Le comte de Castellane voit dans la Déclaration la vraie arme contre l’arbitraire royal et le régime des lettres de cachet : « N’en doutons pas, Messieurs, l’on ne peut attribuer cette détestable invention qu’à l’ignorance où les peuples étaient de leurs droits. Jamais, sans doute, ils ne l’ont approuvée. Jamais les Français, devenus fous tous ensemble n’ont dit à leur roi : Nous te donnons une puissance arbitraire sur nos personnes ; nous ne serons libres que jusqu’au moment où il te conviendra de nous rendre esclaves, et nos enfants aussi seront esclaves de tes enfants ; tu pourras, à ton gré, nous enlever à nos familles, nous envoyer dans des prisons, où nous serons confiés à la garde d’un geôlier choisi par toi, qui, fort de son infamie, sera lui-même hors des atteintes de la loi. Si le désespoir, l’intérêt de ta maîtresse ou d’un favori convertit pour nous en tombeau ce séjour d’horreur, on n’entendra pas notre voix mourante ; ta volonté, réelle ou supposée, l’aura rendu juste ; tu seras seul notre accusateur, notre juge et notre bourreau. » Or le peuple peut seul faire respecter les lois contre le despotisme. Donc il faut proclamer les droits du peuple. Si on objecte que, « dans ce moment même, la multitude se livre à des excès », Castellane répond « que le vrai moyen d’arrêter la licence est de poser les fondements de la liberté ».

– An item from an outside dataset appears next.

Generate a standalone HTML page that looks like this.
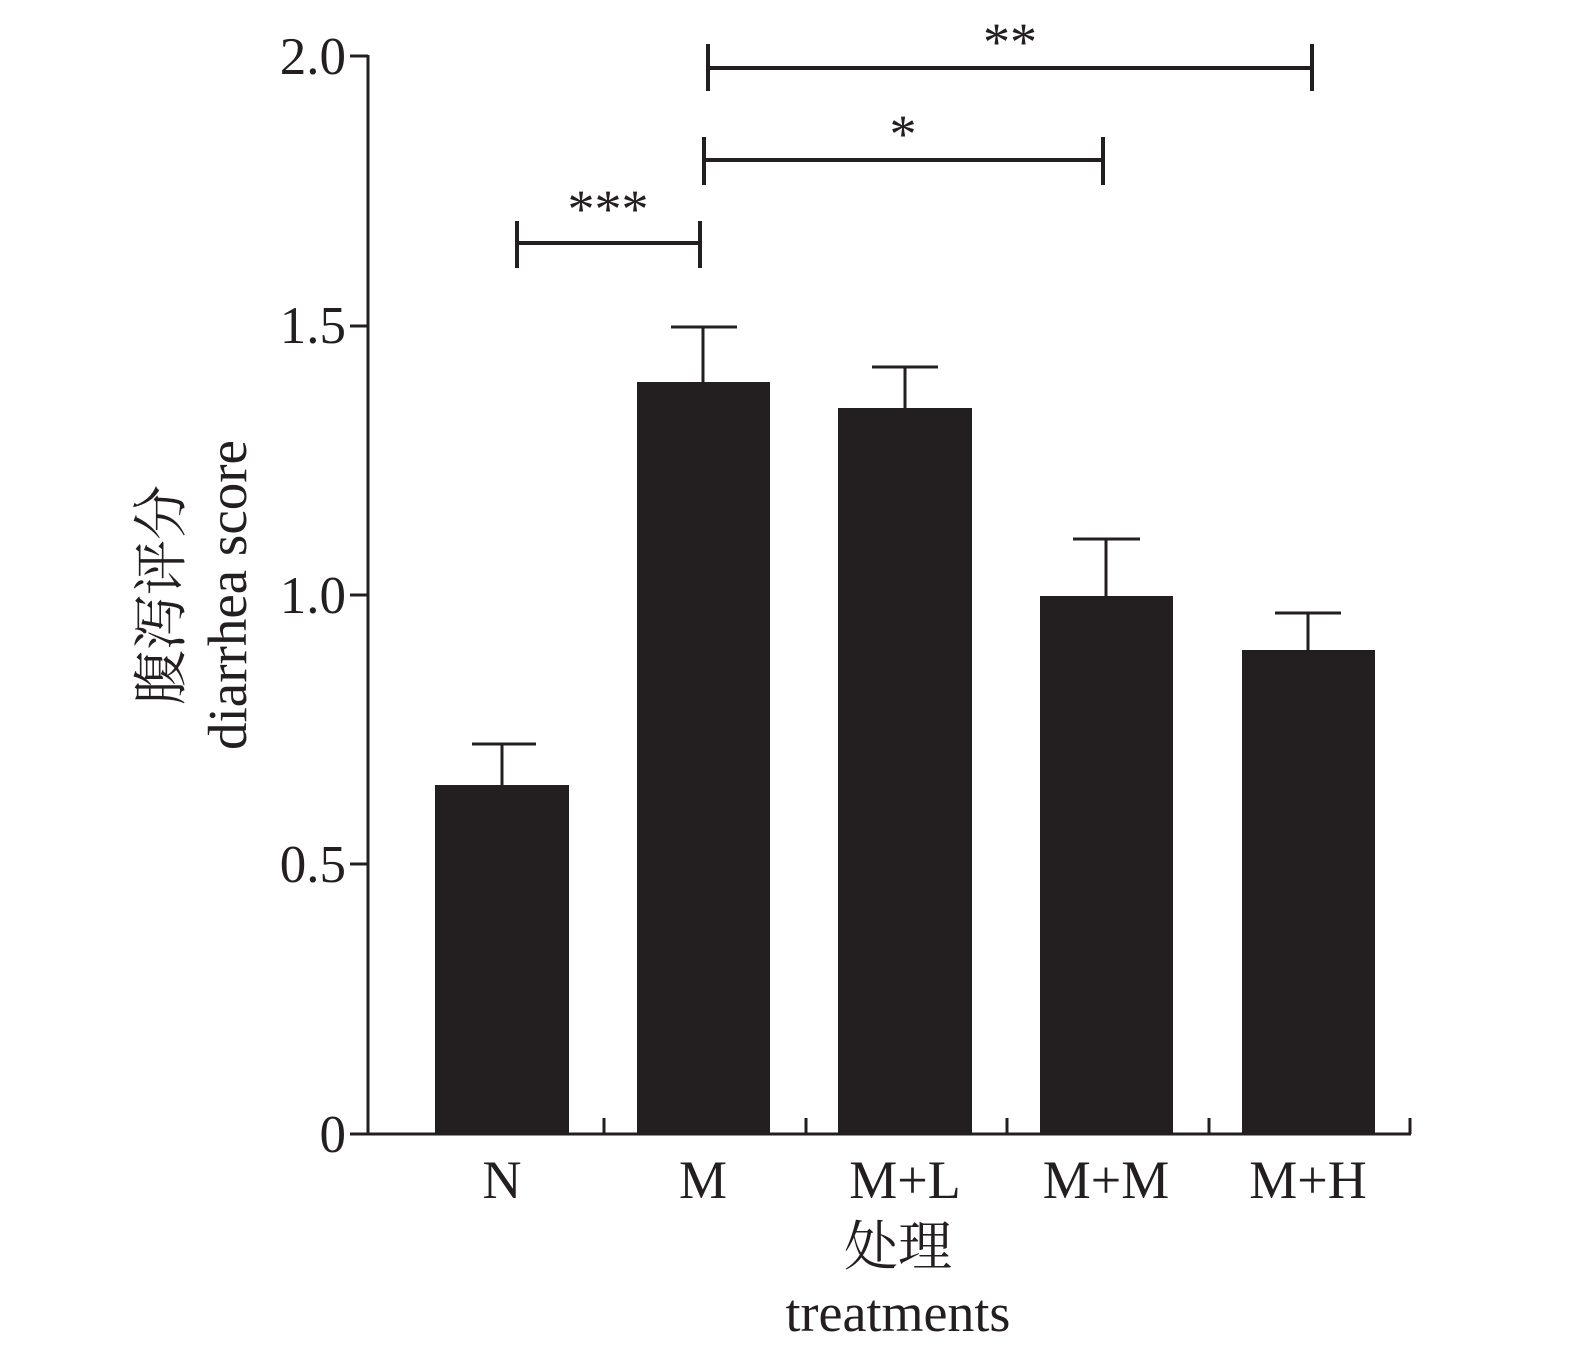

Quel langage républicain ! Et qu’on ne croie pas que les députés hostiles à une Déclaration parlassent d’un autre ton, puisque l’évêque de Langres avait été jusqu’à dire que le sujet d’une monarchie et le citoyen d’une république ont les mêmes droits[2].

Et que disaient les adversaires de toute déclaration ?

Voici comment le Courrier de Provence résume leur opinion[3] :

« MM. Crénière, Grandin, le duc de Lévis, l’évêque de Langres ont fortement insisté sur les inconvénients qui résulteraient, selon eux, d’une exposition des droits de l’homme et du citoyen dans une monarchie, où l’état actuel des choses leur est si souvent en opposition directe que le peuple peut en abuser. C’est un voile qu’il serait imprudent de lever tout à coup. C’est un secret qu’il faut lui cacher, jusqu’à ce qu’une bonne constitution l’ait mis en état de l’entendre sans danger. Un homme sage ne réveille point un somnambule qui marche entre des précipices, parce qu’au lieu de le sauver il risquerait de le perdre. On ne s’est pas exprimé de cette manière, mais nous rendons le sens des objections qui nous ont frappé, etc.[4] »

  1. Courrier de Provence, no XXII, p. 12.
  2. Point du Jour, t. II, p. 4.
  3. Courrier de Provence, no XXII, p. 22.
  4. Au fond, c’est l’opinion de Mirabeau, et cependant son journal fait chorus avec les partisans d’une Déclaration.